(Blue Canoe) Years of being assaulted by lite-elevator noodling and cloying coffeeshop ephemera have, unfortunately, turned many listeners against jazz guitar. But a small crop of young players—Julian Lage and Jonathan Kreisberg, among others—have reclaimed the form, reminding us that there are still magic and beauty in those six strings. With Songs From Oak Avenue, his second LP for the Blue Canoe label, Athens/Atlanta-based composer Trey Wright (formerly of the Athens-based prog-jazz band Squat) solidifies his place on that exclusive list.
The record is full of sweet surprises. Wright unplugs and impresses on “Sitting Still,” a gorgeous, acoustic track that aligns somewhat with the work of Daniel Bachman and other Primitivist devotees. “Joni,” dedicated to Joni Mitchell (albeit written and recorded before her recent health problems), echoes the famed songwriter’s sense of melody and space. Guest saxophonist Mace Hubbard cuts loose on the boppy “Chance of Snow.”

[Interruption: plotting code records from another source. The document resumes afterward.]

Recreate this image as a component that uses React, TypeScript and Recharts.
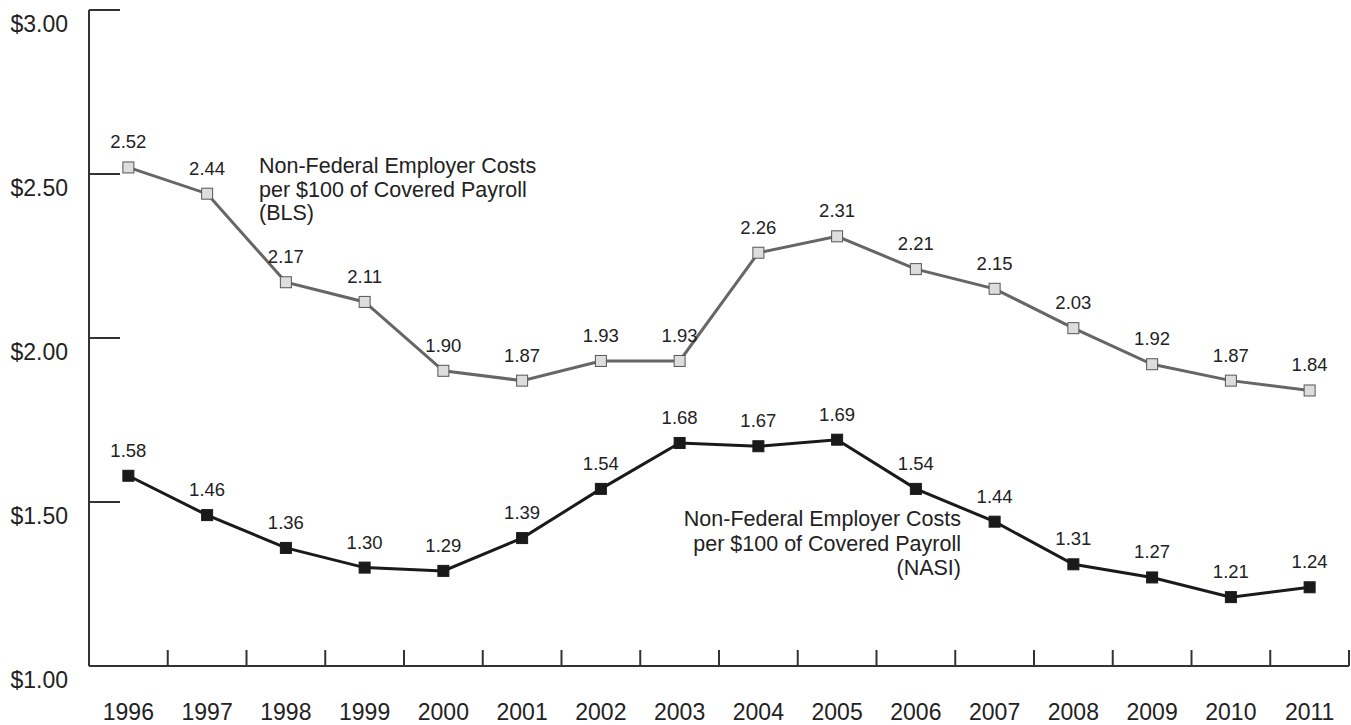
import React from 'react';
import { LineChart, Line, XAxis, YAxis, LabelList, Customized } from 'recharts';

const years = ['1996', '1997', '1998', '1999', '2000', '2001', '2002', '2003', '2004', '2005', '2006', '2007', '2008', '2009', '2010', '2011'];
const blsCosts = [2.52, 2.44, 2.17, 2.11, 1.9, 1.87, 1.93, 1.93, 2.26, 2.31, 2.21, 2.15, 2.03, 1.92, 1.87, 1.84];
const nasiCosts = [1.58, 1.46, 1.36, 1.3, 1.29, 1.39, 1.54, 1.68, 1.67, 1.69, 1.54, 1.44, 1.31, 1.27, 1.21, 1.24];
const yTicks = [1, 1.5, 2, 2.5, 3];
const blsNote = ['Non-Federal Employer Costs', 'per $100 of Covered Payroll', '(BLS)'];
const nasiNote = ['Non-Federal Employer Costs', 'per $100 of Covered Payroll', '(NASI)'];

const data = years.map((year, i) => ({ year, bls: blsCosts[i], nasi: nasiCosts[i] }));

const W = 1351;
const H = 725;
const LEFT = 89;
const RIGHT = 2;
const BAND = (W - LEFT - RIGHT) / years.length;
const FONT = '"Liberation Sans", Arial, Helvetica, sans-serif';
const AXIS = '#333';
const TEXT = '#222';

const XTick = (props: any) => {
  const { x, y, payload, index } = props;
  const left = x - BAND / 2;
  return (
    <g>
      <line x1={left} y1={y} x2={left} y2={y - 16} stroke={AXIS} strokeWidth={2} />
      {index === years.length - 1 && (
        <line x1={x + BAND / 2} y1={y} x2={x + BAND / 2} y2={y - 16} stroke={AXIS} strokeWidth={2} />
      )}
      <text x={x} y={y + 54} textAnchor="middle" fontSize={23} fill={TEXT} fontFamily={FONT}>
        {payload.value}
      </text>
    </g>
  );
};

const YTick = (props: any) => {
  const { x, y, payload } = props;
  return (
    <g>
      <line x1={x} y1={y} x2={x + 31} y2={y} stroke={AXIS} strokeWidth={2} />
      <text x={x - 21} y={y + 22} textAnchor="end" fontSize={23} fill={TEXT} fontFamily={FONT}>
        {`$${Number(payload.value).toFixed(2)}`}
      </text>
    </g>
  );
};

const squareDot = (fill: string, stroke: string) => (props: any) => {
  const { cx, cy, index } = props;
  return <rect key={index} x={cx - 5.5} y={cy - 5.5} width={11} height={11} fill={fill} stroke={stroke} strokeWidth={1} />;
};

const pointLabel = (props: any) => {
  const { x, y, value, index } = props;
  return (
    <text key={index} x={x} y={y - 19} textAnchor="middle" fontSize={18.5} fill={TEXT} fontFamily={FONT}>
      {Number(value).toFixed(2)}
    </text>
  );
};

const Notes = () => (
  <g fontFamily={FONT} fontSize={21.5} fill={TEXT}>
    {blsNote.map((line, i) => (
      <text key={`b${i}`} x={259} y={173 + i * 23.5}>
        {line}
      </text>
    ))}
    {nasiNote.map((line, i) => (
      <text key={`n${i}`} x={961} y={526 + i * 24.5} textAnchor="end">
        {line}
      </text>
    ))}
  </g>
);

export default function App() {
  return (
    <div style={{ position: 'absolute', left: 0, top: 0, width: W, height: H, background: '#fff' }}>
      <LineChart width={W} height={H} data={data} margin={{ top: 10, right: RIGHT, bottom: 0, left: 0 }}>
        <XAxis
          dataKey="year"
          scale="band"
          height={59}
          interval={0}
          tickSize={0}
          tickMargin={0}
          tickLine={false}
          axisLine={{ stroke: AXIS, strokeWidth: 2 }}
          tick={<XTick />}
        />
        <YAxis
          width={LEFT}
          type="number"
          domain={[1, 3]}
          ticks={yTicks}
          interval={0}
          tickSize={0}
          tickMargin={0}
          tickLine={false}
          axisLine={{ stroke: AXIS, strokeWidth: 2 }}
          tick={<YTick />}
        />
        <Line
          dataKey="bls"
          stroke="#666"
          strokeWidth={3}
          dot={squareDot('#ddd', '#555')}
          isAnimationActive={false}
        >
          <LabelList dataKey="bls" content={pointLabel} />
        </Line>
        <Line
          dataKey="nasi"
          stroke="#1a1a1a"
          strokeWidth={3}
          dot={squareDot('#1a1a1a', '#1a1a1a')}
          isAnimationActive={false}
        >
          <LabelList dataKey="nasi" content={pointLabel} />
        </Line>
        <Customized component={Notes} />
      </LineChart>
    </div>
  );
}
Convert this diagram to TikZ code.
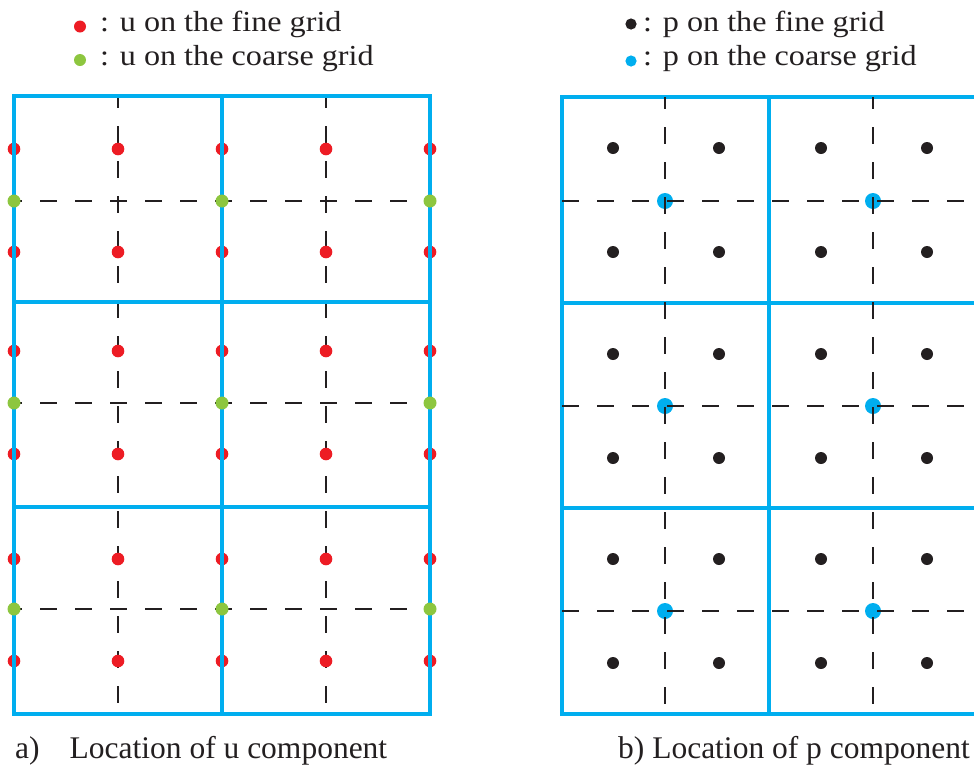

Wright is never as brash as modern guitar masters like Bill Frisell or Marc Ribot, preferring to remain in the pocket more often than not. It suits him, as does the understated work of drummer Marlon Patton and bassist Marc Miller. On “The Way Forward,” the bandleader sits back and lets his rhythm section take center stage, drifting just out of frame, his presence felt, if not heard.